EXERCISE DIRECTIONS
Reproduce the listing exactly, with no pictures in your copy.

DATASET SECTION
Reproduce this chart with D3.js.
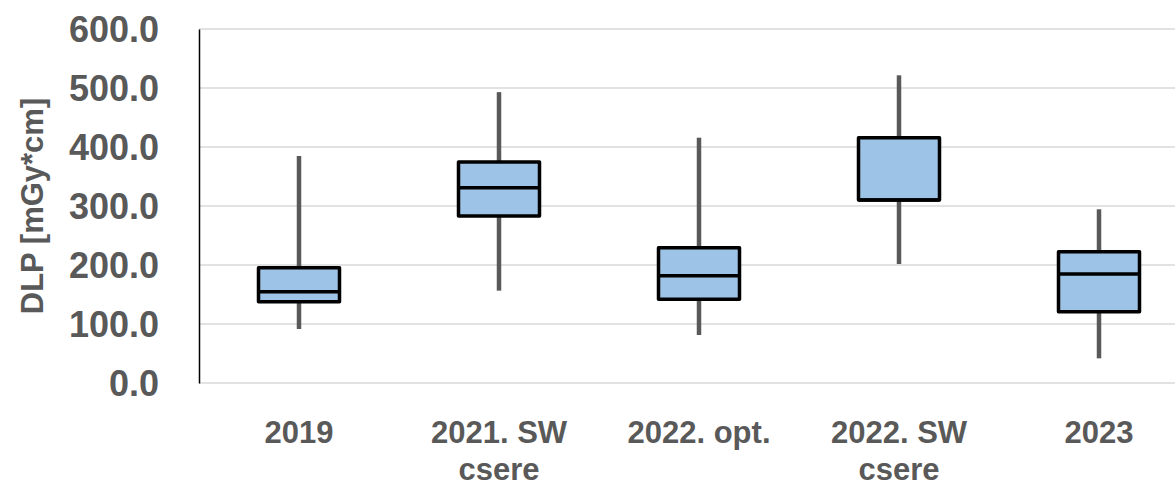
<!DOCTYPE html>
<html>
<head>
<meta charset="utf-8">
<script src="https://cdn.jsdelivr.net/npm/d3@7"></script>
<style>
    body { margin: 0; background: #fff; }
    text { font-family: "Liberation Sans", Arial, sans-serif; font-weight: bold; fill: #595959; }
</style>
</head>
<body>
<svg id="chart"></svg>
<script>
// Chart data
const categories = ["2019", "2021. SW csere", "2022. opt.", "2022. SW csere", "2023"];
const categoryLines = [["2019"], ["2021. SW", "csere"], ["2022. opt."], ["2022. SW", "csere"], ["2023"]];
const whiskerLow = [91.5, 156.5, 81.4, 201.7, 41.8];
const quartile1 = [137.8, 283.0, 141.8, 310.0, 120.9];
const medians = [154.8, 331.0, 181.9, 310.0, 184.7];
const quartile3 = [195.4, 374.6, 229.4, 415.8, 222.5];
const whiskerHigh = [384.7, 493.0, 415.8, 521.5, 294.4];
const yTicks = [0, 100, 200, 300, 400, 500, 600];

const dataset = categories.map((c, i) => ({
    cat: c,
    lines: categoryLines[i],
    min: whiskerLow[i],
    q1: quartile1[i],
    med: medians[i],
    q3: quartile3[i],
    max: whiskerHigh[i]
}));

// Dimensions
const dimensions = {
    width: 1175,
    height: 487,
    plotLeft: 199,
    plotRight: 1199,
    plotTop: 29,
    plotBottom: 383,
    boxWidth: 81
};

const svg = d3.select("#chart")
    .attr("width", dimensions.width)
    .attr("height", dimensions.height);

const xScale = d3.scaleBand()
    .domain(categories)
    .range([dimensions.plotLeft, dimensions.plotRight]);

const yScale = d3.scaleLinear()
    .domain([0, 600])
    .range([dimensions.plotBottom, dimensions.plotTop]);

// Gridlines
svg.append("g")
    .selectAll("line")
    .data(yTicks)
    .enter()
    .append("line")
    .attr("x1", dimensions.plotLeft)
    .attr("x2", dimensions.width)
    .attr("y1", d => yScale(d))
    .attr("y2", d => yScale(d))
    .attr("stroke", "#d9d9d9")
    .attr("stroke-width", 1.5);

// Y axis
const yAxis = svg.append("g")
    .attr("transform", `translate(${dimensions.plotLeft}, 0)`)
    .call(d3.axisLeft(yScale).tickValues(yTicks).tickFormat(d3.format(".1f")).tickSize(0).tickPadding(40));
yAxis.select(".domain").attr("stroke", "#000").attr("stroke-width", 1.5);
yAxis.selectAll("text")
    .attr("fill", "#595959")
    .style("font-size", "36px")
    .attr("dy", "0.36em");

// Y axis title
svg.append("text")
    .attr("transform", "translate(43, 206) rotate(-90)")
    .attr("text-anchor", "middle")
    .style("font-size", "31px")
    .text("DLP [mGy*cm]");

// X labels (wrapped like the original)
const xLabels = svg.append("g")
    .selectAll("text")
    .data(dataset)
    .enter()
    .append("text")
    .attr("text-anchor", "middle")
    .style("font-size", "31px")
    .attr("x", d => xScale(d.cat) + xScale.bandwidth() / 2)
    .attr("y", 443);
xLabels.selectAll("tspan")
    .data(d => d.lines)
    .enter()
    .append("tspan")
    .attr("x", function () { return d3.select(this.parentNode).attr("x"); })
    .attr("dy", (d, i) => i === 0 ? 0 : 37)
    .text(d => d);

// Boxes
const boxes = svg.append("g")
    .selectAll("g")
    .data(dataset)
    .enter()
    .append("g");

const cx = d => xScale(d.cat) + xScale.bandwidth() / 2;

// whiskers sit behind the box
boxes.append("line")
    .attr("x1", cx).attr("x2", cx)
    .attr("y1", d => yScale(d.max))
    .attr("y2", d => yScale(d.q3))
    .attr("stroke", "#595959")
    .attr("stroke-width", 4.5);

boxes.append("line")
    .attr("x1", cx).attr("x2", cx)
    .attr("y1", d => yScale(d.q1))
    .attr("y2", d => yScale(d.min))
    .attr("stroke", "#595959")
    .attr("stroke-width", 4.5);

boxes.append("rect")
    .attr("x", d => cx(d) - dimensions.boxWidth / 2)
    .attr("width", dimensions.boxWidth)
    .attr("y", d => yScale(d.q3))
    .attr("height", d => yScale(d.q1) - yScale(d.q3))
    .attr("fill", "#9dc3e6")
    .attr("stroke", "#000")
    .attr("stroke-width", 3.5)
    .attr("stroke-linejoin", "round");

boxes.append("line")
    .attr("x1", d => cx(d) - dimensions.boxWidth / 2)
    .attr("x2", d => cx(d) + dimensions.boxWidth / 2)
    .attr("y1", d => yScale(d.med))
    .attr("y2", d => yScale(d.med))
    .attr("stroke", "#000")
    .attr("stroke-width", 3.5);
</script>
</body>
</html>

CORRECT RESPONSE
Reproduce this chart with D3.js.
<!DOCTYPE html>
<html>
<head>
<meta charset="utf-8">
<script src="https://cdn.jsdelivr.net/npm/d3@7"></script>
<style>
    body { margin: 0; background: #fff; }
    text { font-family: "Liberation Sans", Arial, sans-serif; font-weight: bold; fill: #595959; }
</style>
</head>
<body>
<svg id="chart"></svg>
<script>
// Chart data
const categories = ["2019", "2021. SW csere", "2022. opt.", "2022. SW csere", "2023"];
const categoryLines = [["2019"], ["2021. SW", "csere"], ["2022. opt."], ["2022. SW", "csere"], ["2023"]];
const whiskerLow = [91.5, 156.5, 81.4, 201.7, 41.8];
const quartile1 = [137.8, 283.0, 141.8, 310.0, 120.9];
const medians = [154.8, 331.0, 181.9, 310.0, 184.7];
const quartile3 = [195.4, 374.6, 229.4, 415.8, 222.5];
const whiskerHigh = [384.7, 493.0, 415.8, 521.5, 294.4];
const yTicks = [0, 100, 200, 300, 400, 500, 600];

const dataset = categories.map((c, i) => ({
    cat: c,
    lines: categoryLines[i],
    min: whiskerLow[i],
    q1: quartile1[i],
    med: medians[i],
    q3: quartile3[i],
    max: whiskerHigh[i]
}));

// Dimensions
const dimensions = {
    width: 1175,
    height: 487,
    plotLeft: 199,
    plotRight: 1199,
    plotTop: 29,
    plotBottom: 383,
    boxWidth: 81
};

const svg = d3.select("#chart")
    .attr("width", dimensions.width)
    .attr("height", dimensions.height);

const xScale = d3.scaleBand()
    .domain(categories)
    .range([dimensions.plotLeft, dimensions.plotRight]);

const yScale = d3.scaleLinear()
    .domain([0, 600])
    .range([dimensions.plotBottom, dimensions.plotTop]);

// Gridlines
svg.append("g")
    .selectAll("line")
    .data(yTicks)
    .enter()
    .append("line")
    .attr("x1", dimensions.plotLeft)
    .attr("x2", dimensions.width)
    .attr("y1", d => yScale(d))
    .attr("y2", d => yScale(d))
    .attr("stroke", "#d9d9d9")
    .attr("stroke-width", 1.5);

// Y axis
const yAxis = svg.append("g")
    .attr("transform", `translate(${dimensions.plotLeft}, 0)`)
    .call(d3.axisLeft(yScale).tickValues(yTicks).tickFormat(d3.format(".1f")).tickSize(0).tickPadding(40));
yAxis.select(".domain").attr("stroke", "#000").attr("stroke-width", 1.5);
yAxis.selectAll("text")
    .attr("fill", "#595959")
    .style("font-size", "36px")
    .attr("dy", "0.36em");

// Y axis title
svg.append("text")
    .attr("transform", "translate(43, 206) rotate(-90)")
    .attr("text-anchor", "middle")
    .style("font-size", "31px")
    .text("DLP [mGy*cm]");

// X labels (wrapped like the original)
const xLabels = svg.append("g")
    .selectAll("text")
    .data(dataset)
    .enter()
    .append("text")
    .attr("text-anchor", "middle")
    .style("font-size", "31px")
    .attr("x", d => xScale(d.cat) + xScale.bandwidth() / 2)
    .attr("y", 443);
xLabels.selectAll("tspan")
    .data(d => d.lines)
    .enter()
    .append("tspan")
    .attr("x", function () { return d3.select(this.parentNode).attr("x"); })
    .attr("dy", (d, i) => i === 0 ? 0 : 37)
    .text(d => d);

// Boxes
const boxes = svg.append("g")
    .selectAll("g")
    .data(dataset)
    .enter()
    .append("g");

const cx = d => xScale(d.cat) + xScale.bandwidth() / 2;

// whiskers sit behind the box
boxes.append("line")
    .attr("x1", cx).attr("x2", cx)
    .attr("y1", d => yScale(d.max))
    .attr("y2", d => yScale(d.q3))
    .attr("stroke", "#595959")
    .attr("stroke-width", 4.5);

boxes.append("line")
    .attr("x1", cx).attr("x2", cx)
    .attr("y1", d => yScale(d.q1))
    .attr("y2", d => yScale(d.min))
    .attr("stroke", "#595959")
    .attr("stroke-width", 4.5);

boxes.append("rect")
    .attr("x", d => cx(d) - dimensions.boxWidth / 2)
    .attr("width", dimensions.boxWidth)
    .attr("y", d => yScale(d.q3))
    .attr("height", d => yScale(d.q1) - yScale(d.q3))
    .attr("fill", "#9dc3e6")
    .attr("stroke", "#000")
    .attr("stroke-width", 3.5)
    .attr("stroke-linejoin", "round");

boxes.append("line")
    .attr("x1", d => cx(d) - dimensions.boxWidth / 2)
    .attr("x2", d => cx(d) + dimensions.boxWidth / 2)
    .attr("y1", d => yScale(d.med))
    .attr("y2", d => yScale(d.med))
    .attr("stroke", "#000")
    .attr("stroke-width", 3.5);
</script>
</body>
</html>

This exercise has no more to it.